As to whether it was a worthwhile read, as opposed to merely another concentration camp memoir, I must say yes. The first thing that elevates it above that latter, compelling but meaningless, category is Kertesz's choice to write his own experience through a fictional person. Kertesz was himself imprisoned in Auschwitz as a boy, but he does not write about himself. Instead, he writes in the voice of Georg, a Hungarian boy of Jewish descent. This choice frees him to write a novel, not simpy of horror, but of philosophical merit. All around him, fellow prisoners are bewailing their fate, but Georg, who doesn't come from a religious family, has no frame of reference for this term. The brilliant recurring device of "The man with the bad luck," unimportant to the plot but crucial to the meaning, is the first hint of Kertesz's intention. He means, as one should have gleaned from the title, is to write a novel, not about concentration camps, but about the nature of fate. Perhaps the Jews are being punished for the sins of their race. Perhaps the horror of the concentration camps is unavoidable. Or is there some other answer?

Georg's youth grants him a unique capacity to answer this question. He often reminds the reader that he does not know what (such and such an experience) means. He is not concerned with meaning, per se. He simply reports his experiences as they occur, that is, until the final, brilliant chapter. "Do you want all this horror and all my previous steps to lose their meaning entirely?" he asks adults who insist upon his return to Budapest that all is fated. Why can't you see that if there is fate then there is no such thing as freedom . . . that is, we ourselves are fate?" The adults are, of course, horrified. How could people themselves be held responsible for their own persecution and extermination? "The point," Georg explains, "Is in the steps. Everyone stepped forward as long as he could . . . Now there is no other blood, and there is nothing but given situations and concomitant givens within them" (188,189). Here Kertesz finally reveals himself. Surely this is not fourteen year old Georg speaking at all. I mean really, concomitant? And what he says is ponderous. There is no fate. Only steps. The only thing to do, no matter how terrible the stench, how painful the pressure, is to put one stump in front of the other.

Thursday, July 06, 2006

John Shelby Spong: Why Christianity Must Change or Die

I don't know why I should feel self-conscious when I fail to post here regularly. It's not like anybody reads this anymore. I will say this, though: the longer I wait after actually reading a book before writing anything about it, the less I have to say. When I orginally finished this particular book, I felt that I had volumes to say. But now it is all encapsulable in one saying from Spong's own Christian lexicon: new wine in old wineskins.

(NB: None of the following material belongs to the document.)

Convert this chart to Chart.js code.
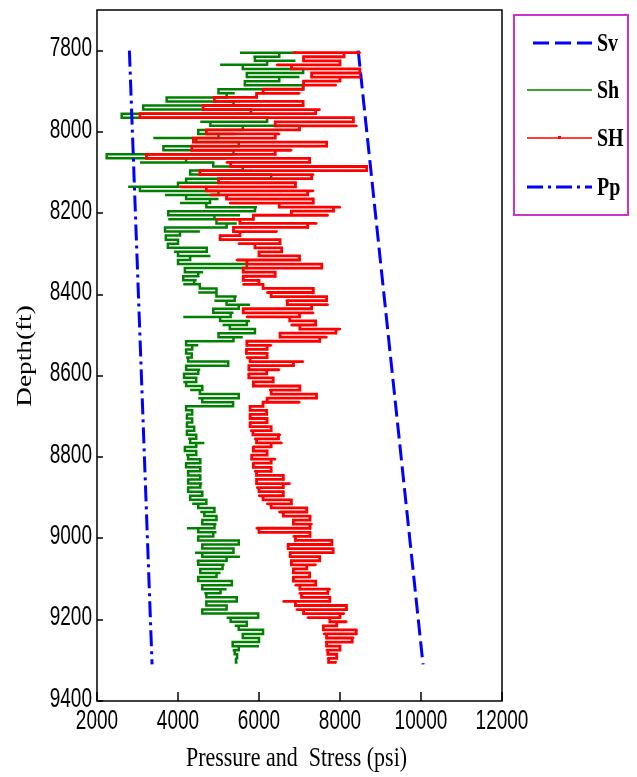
<!DOCTYPE html>
<html lang="en">
<head>
<meta charset="UTF-8">
<title>Pressure and Stress vs Depth</title>
<script src="https://cdn.jsdelivr.net/npm/chart.js"></script>
<style>
  body { margin: 0; background: #fff; }
  #chartCanvas { display: block; }
</style>
</head>
<body>
<canvas id="chartCanvas" width="637" height="777"></canvas>
<script>
// depth rows (ft) shared by the Sh / SH logs
const depth = [
  7805, 7815, 7825, 7835, 7845, 7855, 7865, 7875, 7885, 7895, 7905, 7915, 7925, 7935, 7945, 7955, 7965, 7975, 7985, 7995,
  8005, 8015, 8025, 8035, 8045, 8055, 8065, 8075, 8085, 8095, 8105, 8115, 8125, 8135, 8145, 8155, 8165, 8175, 8185, 8195,
  8205, 8215, 8225, 8235, 8245, 8255, 8265, 8275, 8285, 8295, 8305, 8315, 8325, 8335, 8345, 8355, 8365, 8375, 8385, 8395,
  8405, 8415, 8425, 8435, 8445, 8455, 8465, 8475, 8485, 8495, 8505, 8515, 8525, 8535, 8545, 8555, 8565, 8575, 8585, 8595,
  8605, 8615, 8625, 8635, 8645, 8655, 8665, 8675, 8685, 8695, 8705, 8715, 8725, 8735, 8745, 8755, 8765, 8775, 8785, 8795,
  8805, 8815, 8825, 8835, 8845, 8855, 8865, 8875, 8885, 8895, 8905, 8915, 8925, 8935, 8945, 8955, 8965, 8975, 8985, 8995,
  9005, 9015, 9025, 9035, 9045, 9055, 9065, 9075, 9085, 9095, 9105, 9115, 9125, 9135, 9145, 9155, 9165, 9175, 9185, 9195,
  9205, 9215, 9225, 9235, 9245, 9255, 9265, 9275, 9285, 9295, 9305
];

// Sh (min horizontal stress, psi): left and right swing of the log in each row
const shLo = [
  5530, 5860, 5900, 5040, 5600, 6000, 5700, 5700, 5650, 5040, 5000, 3720, 3720, 4450, 3140, 3600, 2610, 4550, 4800, 4800,
  4500, 3390, 4450, 4300, 3640, 4870, 2240, 3060, 4870, 4500, 4300, 4700, 4200, 2770, 3060, 3680, 4200, 4050, 4700, 4600,
  3760, 3760, 4950, 4700, 3680, 3720, 3700, 3750, 3750, 3900, 4000, 4000, 4000, 4200, 4170, 4170, 4130, 4130, 4540, 4500,
  4950, 4900, 5200, 5100, 4870, 4130, 5040, 5100, 5280, 5300, 5000, 4210, 4200, 4200, 4200, 4200, 4250, 4250, 4200, 4150,
  4150, 4130, 4200, 4300, 4540, 4500, 4600, 4170, 4200, 4200, 4220, 4200, 4220, 4220, 4220, 4250, 4300, 4200, 4170, 4200,
  4250, 4250, 4200, 4250, 4250, 4300, 4250, 4300, 4250, 4300, 4300, 4350, 4500, 4550, 4650, 4700, 4600, 4220, 4500, 4550,
  4500, 4700, 4600, 4420, 4600, 4460, 4500, 4550, 4550, 4500, 4500, 4600, 4600, 4650, 4700, 4800, 4700, 4700, 4600, 5200,
  5300, 5400, 5500, 5600, 5600, 5400, 5350, 5350, 5400, 5420, 5430
];
const shHi = [
  6930, 6500, 6900, 6200, 6350, 7090, 7000, 6500, 6200, 7090, 5400, 5200, 4400, 5370, 5400, 5800, 6000, 6200, 7000, 5600,
  5400, 5000, 4950, 5500, 5000, 5370, 5200, 4200, 5780, 5600, 6100, 6300, 5300, 4000, 4050, 5000, 5000, 4790, 5950, 5900,
  5530, 4900, 5450, 5200, 4540, 4050, 3950, 4000, 4300, 4710, 4800, 4300, 4870, 5700, 4620, 4500, 4460, 4400, 4950, 4950,
  5450, 5400, 5780, 5500, 5370, 5300, 5780, 5700, 5700, 5900, 5600, 5370, 4500, 4350, 4340, 4340, 4550, 5240, 4550, 4500,
  4450, 4450, 4500, 4600, 4800, 5500, 5360, 5360, 4380, 4350, 4380, 4350, 4380, 4400, 4350, 4450, 4650, 4450, 4400, 4450,
  4500, 4550, 4450, 4550, 4500, 4550, 4600, 4550, 4500, 4600, 4650, 4700, 4800, 4900, 4950, 4950, 4950, 4900, 4950, 4870,
  4900, 5500, 5300, 5370, 5530, 5200, 5150, 5100, 5050, 4950, 4900, 5330, 5200, 5050, 5100, 5450, 5200, 5200, 5050, 5980,
  5700, 5700, 6100, 6100, 6000, 6000, 6000, 5500, 5450, 5460, 5470
];

// SH (max horizontal stress, psi)
const bigLo = [
  6850, 7180, 7100, 6440, 6800, 7400, 7300, 7180, 7100, 6200, 6100, 4870, 4900, 6200, 4620, 5500, 3060, 6500, 6400, 5500,
  4700, 4800, 4380, 5500, 4340, 5300, 3220, 5200, 5300, 5800, 4540, 5500, 5000, 4050, 4700, 4800, 5200, 5280, 6500, 7000,
  6800, 4950, 5530, 5800, 5370, 5040, 5040, 5500, 5900, 6100, 6000, 5450, 5700, 5780, 5610, 5700, 5610, 5610, 6100, 6200,
  6300, 6680, 6700, 6500, 5610, 5700, 6760, 6800, 7010, 6900, 6520, 6500, 5700, 5700, 5690, 5700, 5780, 6350, 5750, 5740,
  5750, 5860, 5860, 6270, 6300, 6400, 6200, 5780, 5780, 5800, 5780, 5800, 5780, 5800, 5850, 5900, 5940, 5850, 5860, 5850,
  5820, 5850, 5860, 5900, 5940, 5950, 5940, 5950, 6000, 6000, 6100, 6200, 6300, 6500, 6600, 6850, 6850, 5940, 6000, 6850,
  6900, 6930, 6720, 6800, 6770, 6800, 6800, 6850, 6850, 6900, 6850, 6900, 7010, 7000, 7050, 6600, 6900, 6930, 7100, 7200,
  7750, 7670, 7590, 7600, 7670, 7650, 7670, 7670, 7700, 7700, 7720
];
const bigHi = [
  8490, 8100, 8000, 8000, 7900, 8490, 8500, 8000, 7900, 7090, 7000, 5940, 5500, 7090, 7500, 7400, 6700, 8330, 8410, 7000,
  6500, 6400, 7600, 7670, 6800, 6400, 5400, 7250, 7300, 8660, 7340, 7300, 6900, 6900, 7340, 7200, 7300, 7340, 8000, 7840,
  7700, 5860, 7420, 7200, 6440, 5530, 5600, 6520, 6500, 6560, 6500, 7000, 7000, 7550, 6360, 6400, 5940, 6000, 7340, 7340,
  7200, 7670, 7700, 7300, 7340, 7000, 7340, 7400, 8000, 7900, 7670, 7500, 6300, 6200, 6190, 6200, 7090, 6850, 6500, 6190,
  6200, 6350, 6300, 7010, 7000, 7420, 7000, 6100, 6150, 6190, 6150, 6200, 6150, 6300, 6520, 6480, 6560, 6300, 6190, 6200,
  6400, 6300, 6270, 6300, 6500, 6600, 6760, 6600, 6500, 6600, 6700, 6800, 6900, 7180, 7200, 7260, 7300, 7260, 7260, 7260,
  7300, 7800, 7840, 7830, 7500, 7500, 7400, 7180, 7200, 7250, 7340, 7400, 7750, 7700, 7600, 7750, 7700, 8160, 8100, 8000,
  8160, 7920, 8410, 8400, 8330, 8300, 8000, 8000, 7920, 7920, 7900
];

// vertical stress and pore pressure trends
const svDepth = [7800, 9310];
const svVal = [8450, 10050];
const ppDepth = [7800, 9310];
const ppVal = [2800, 3360];

const xTicks = [2000, 4000, 6000, 8000, 10000, 12000];
const yTicks = [7800, 8000, 8200, 8400, 8600, 8800, 9000, 9200, 9400];

const BLUE = '#0000ff', GREEN = '#008000', RED = '#ff0000';
const SV_DASH = [16, 6];
const PP_DASH = [16, 5, 3, 5];

function pts(xs, ys) {
    return xs.map((v, i) => ({ x: v, y: ys[i] }));
}

// a log swinging left and right within each depth row
function swing(lo, hi) {
    const out = [];
    depth.forEach((d, i) => {
        if (i % 2 === 0) out.push({ x: lo[i], y: d }, { x: hi[i], y: d });
        else out.push({ x: hi[i], y: d }, { x: lo[i], y: d });
    });
    return out;
}

// text in the figure is taller than wide, so draw it stretched
function stretchText(ctx, txt, x, y, align, sy, rotate) {
    ctx.save();
    ctx.translate(x, y);
    if (rotate) {
        ctx.rotate(-Math.PI / 2);
        ctx.scale(sy, 1);
    } else {
        ctx.scale(1, sy);
    }
    ctx.textAlign = align;
    ctx.textBaseline = 'middle';
    ctx.fillText(txt, 0, 0);
    ctx.restore();
}

// frame, inward ticks, labels and the boxed legend
const framePlugin = {
    id: 'frame',
    afterDraw(chart) {
        const { ctx, chartArea: a } = chart;
        const xs = chart.scales.x, ys = chart.scales.y;
        ctx.save();
        ctx.strokeStyle = '#000';
        ctx.lineWidth = 1.5;
        ctx.setLineDash([]);
        ctx.strokeRect(a.left, a.top, a.right - a.left, a.bottom - a.top);

        ctx.beginPath();
        xTicks.forEach(v => {
            const px = Math.round(xs.getPixelForValue(v));
            ctx.moveTo(px, a.bottom);
            ctx.lineTo(px, a.bottom - 9);
        });
        yTicks.forEach(v => {
            const py = Math.round(ys.getPixelForValue(v));
            ctx.moveTo(a.left, py);
            ctx.lineTo(a.left + 6, py);
        });
        ctx.stroke();

        ctx.fillStyle = '#000';
        ctx.font = '19px "Liberation Sans Narrow", "Arial Narrow", sans-serif';
        xTicks.forEach(v => stretchText(ctx, String(v), xs.getPixelForValue(v), a.bottom + 20, 'center', 1.45));
        yTicks.forEach(v => stretchText(ctx, String(v), a.left - 5, ys.getPixelForValue(v) - 2, 'right', 1.45));

        ctx.font = '22px "Liberation Serif", "Times New Roman", serif';
        stretchText(ctx, 'Pressure and  Stress (psi)', (a.left + a.right) / 2 - 3, 759, 'center', 1.2);
        ctx.font = '21px "Liberation Serif", "Times New Roman", serif';
        stretchText(ctx, 'Depth(ft)', 25, 356, 'center', 1.3, true);

        // legend box
        const box = { l: 514, t: 15, r: 628, b: 215 };
        ctx.strokeStyle = '#cc33cc';
        ctx.lineWidth = 2;
        ctx.strokeRect(box.l, box.t, box.r - box.l, box.b - box.t);

        const rows = [43, 90, 138, 187];
        chart.data.datasets.slice().sort((p, q) => p.legendIndex - q.legendIndex).forEach((ds, i) => {
            const y = rows[i];
            ctx.save();
            ctx.strokeStyle = ds.borderColor;
            ctx.lineWidth = ds.legendWidth || ds.borderWidth;
            ctx.setLineDash(ds.borderDash || []);
            ctx.beginPath();
            ctx.moveTo(ds.borderDash && ds.borderDash.length === 2 ? 533 : 527, y);
            ctx.lineTo(592, y);
            ctx.stroke();
            if (ds.pointRadius > 0) {
                ctx.fillStyle = ds.borderColor;
                ctx.fillRect(558, y - 2, 3, 3);
            }
            ctx.restore();
            ctx.fillStyle = '#000';
            ctx.font = 'bold 20px "Liberation Serif", "Times New Roman", serif';
            stretchText(ctx, ds.label, 597, y + 1, 'left', 1.3);
        });
        ctx.restore();
    }
};

const ctx = document.getElementById('chartCanvas').getContext('2d');

new Chart(ctx, {
    type: 'scatter',
    data: {
        datasets: [
            {
                label: 'Pp', legendIndex: 3, order: 0,
                data: pts(ppVal, ppDepth),
                showLine: true, borderColor: BLUE, borderWidth: 3,
                borderDash: PP_DASH, pointRadius: 0
            },
            {
                label: 'SH', legendIndex: 2, order: 1,
                data: swing(bigLo, bigHi),
                showLine: true, stepped: 'before', borderColor: RED, borderWidth: 2.8, legendWidth: 1.5,
                pointRadius: 1.4, pointStyle: 'rect', pointBackgroundColor: RED,
                pointBorderWidth: 0
            },
            {
                label: 'Sh', legendIndex: 1, order: 2,
                data: swing(shLo, shHi),
                showLine: true, stepped: 'before', borderColor: GREEN, borderWidth: 2.5, legendWidth: 1.5,
                pointRadius: 0
            },
            {
                label: 'Sv', legendIndex: 0, order: 3,
                data: pts(svVal, svDepth),
                showLine: true, borderColor: BLUE, borderWidth: 3,
                borderDash: SV_DASH, pointRadius: 0
            }
        ]
    },
    options: {
        responsive: false,
        animation: false,
        devicePixelRatio: 1,
        layout: { padding: { top: 10, right: 135, left: 0, bottom: 0 } },
        plugins: {
            legend: { display: false },
            tooltip: { enabled: false }
        },
        scales: {
            x: {
                type: 'linear', min: 2000, max: 12000,
                ticks: { display: false },
                grid: { display: false },
                border: { display: false },
                afterFit: s => { s.height = 76; }
            },
            y: {
                type: 'linear', reverse: true, min: 7700, max: 9400,
                ticks: { display: false },
                grid: { display: false },
                border: { display: false },
                afterFit: s => { s.width = 97; }
            }
        }
    },
    plugins: [framePlugin]
});
</script>
</body>
</html>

I don't fault Spong for phrasing the debate over the death of God in terms of his own staunch Christianity. He (understandably) feels compelled to reassert his own faith, perhaps anticipating criticism, perhaps vainly trying to convince himself. He admits that his persistent call to reform the Christian Church is a result of his own passage thorugh "the door of Christ," and his attachment to that path. But he also allows, "I will never again assert that my Christ is the only way to God" (239).

This is precisely the opening I need. You see, unlike Spong, I have no attachment to the path of Christianity. I have been trying to fit my own spirituality into that mold for some time, but it no longer seems necessary. I have not walked through the "Christ doorway," as Spong puts it, and have no desire to. It makes no sense to me, and the form of Christianity Spong proposes in this book may as well bear a different name entirely. He forces the truth about being into an old mold that will no longer bear it.

I will offer this commendation: Spong manages to capture a key to a central dilemma of worship. People fret over the "Will of God," and other such nonsense, when God is not a being. He is being itself. The God one must worship (although occasionally it helps, for sake of reference, to act as if God is a person) is the "source of life, the source of love, and the ground of all being." This is Spong's repeated framework for the divine, and it serves nicely, along with the accompanying exhortation to "Live fully, love wastefully, and enter into the fullness of being." that is a message into which I can jump with confidence.